Faye Smythe (Tania Jeffries) believed if the two started a relationship, Tania would be disgusted but eventually deal with it, stating "They are a pretty tight-knit family and I think any girl can only go so long without her mum." Yvonne and Ben did eventually get together to much disgust in December 2009. Quigan believed the two were truly in love saying "I can see this lasting and I think that’s why they’ve fought so hard to make it happen." As the relationship progressed, the age gap became much more clear with Quigan explaining "Yvonne is extremely happy with Ben, and pleased that things are going so well between the two of them. So when she’s mistaken for his mum, it really takes her by surprise."Quigan thought the storyline helped her personally and enjoyed the chemistry between her and Edwards-Brown, stating; "It’s hard to deny your own personal insecurities as you get older.
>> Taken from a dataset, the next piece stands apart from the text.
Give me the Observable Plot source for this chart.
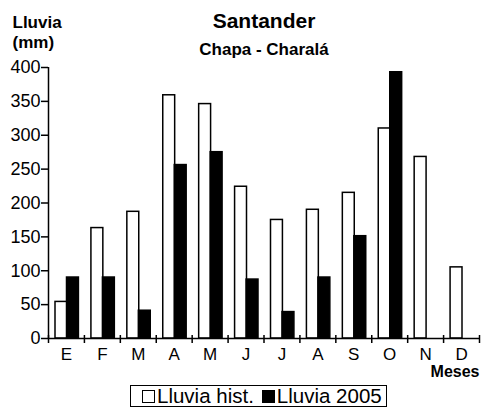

This storyline confronted me with the way my own body has aged, especially when I looked at myself alongside someone so much younger. I worried that it would look silly, but once we were working together, I realised that it’s just two people who really get each other. Shaun is a very generous actor, who makes it really easy. He’s a delight to work with. Ben proposed to Yvonne but she declined, favouring a party but during the party, Ben was knocked out by hooligans at a supermarket and developed a brain hemorrhage. Ben fell into a coma and never awoke, his life support was turned off in June 2010 and his organs donated.

==Reception==
Despite the characters constant drama, she quickly became a fan favourite. Writer Victor Rodger found Yvonne a particularly pleasant character to write for, stating; "I like writing for Yvonne very much, she sort of reminds me of my mum." The characters matriarchal archetype, saw comparisons to past characters; Marj Neilson, Barb Heywood and Moira Crombie. Quigan found the reaction to Yvonne's relationship with Ben interesting, stating; "I was quite surprised people had such strong opinions about it. Some were absolutely horrified but others are thrilled that she actually gets a young man. I have enjoyed Yvonne being at the centre of something and she’s had a lot of tears so it’s quite nice that she gets a bit of love."